The Bureau will select the registered consortium by August 25, 2021.

STIR/SHAKEN and Robocall Mitigation Database Implementation Take Effect

America’s largest voice service providers are now using STIR/SHAKEN caller ID authentication standards on their Internet Protocol (“IP”) networks. Pursuant to the FCC’s March 2020 Report and Order (summarized here), as of July 1, all voice service providers and intermediate service providers not subject to an extension were required to implement the STIR/SHAKEN call authentication framework within their IP networks. Those providers whose networks were previously non-IP based were required to either upgrade to implement STIR/SHAKEN or develop some other non-IP based robocall mitigation program. Voice service providers and intermediate providers had to certify that they were STIR/SHAKEN compliant or had a robocall mitigation plan in place, through FCC’s Robocall Mitigation Database, also no later than June 30. Those that failed to certify may face FCC enforcement action including a possible monetary forfeiture.
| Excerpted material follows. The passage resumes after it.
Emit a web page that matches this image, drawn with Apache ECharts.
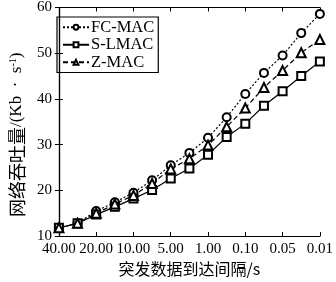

Acting FCC Chairwoman Jessica Rosenworcel noted the passage of the implementation deadline stating, “At last, STIR/SHAKEN standards are a widely used reality in American phone networks. While there is no silver bullet in the endless fight against scammers, STIR/SHAKEN will turbo-charge many of the tools we use in our fight against robocalls . . . . This is a good day for American consumers who – like all of us – are sick and tired of illegal spoofed robocalls.”

Former Senate Candidate Seeks Declaratory Ruling on Ringless Voicemail

Perdue for Senate, Inc., the Senate campaign committee for former U.S. Senator David Perdue (R-GA), petitioned the Federal Communications Commission (“FCC”) to issue a declaratory ruling asking the agency to clarify that delivering a voice message directly to a voicemail box through ringless voicemail (“RVM”) technology does not constitute a “call” under the Telephone Consumer Protection Act (“TCPA”) or FCC rules.

In its Petition, Perdue for Senate argues that RVM technology is outside the scope of the TCPA and FCC prohibitions because RVM technology “does not make a ‘call’ to any telephone number assigned to a paging service, cellular telephone service or specialized mobile radio service or any other common carrier service;” RVM transmissions are not the functional equivalent of a call under the TCPA; RVM technology does not use wireless networks to send messages; and recipients are not billed for RVM messages. Perdue for Senate also argues that RVM messages do not “result in the same annoyance to consumers as traditional phone calls” since the recipient’s phone does not ring. Finally, the Petition notes that that RVM technology promotes non-profit “get-out-the-vote” efforts and can provide important election messages to potential voters without implicating the same privacy concerns as telemarketing calls.

Perdue for Senate is not the first entity to seek a Declaratory Ruling from the FCC on this issue. VoAPPs, Inc. in 2014 and All About the Message, LLC in 2017 each filed Petitions for Declaratory Ruling asking the FCC to declare that RVM transmissions do not violate the TCPA or Commission rules. In both instances the companies withdrew their petitions before the FCC ruled on them. Thus, as Perdue for Senate points out, this question remains open.

The FCC may request comment on the Petition but has not yet done so.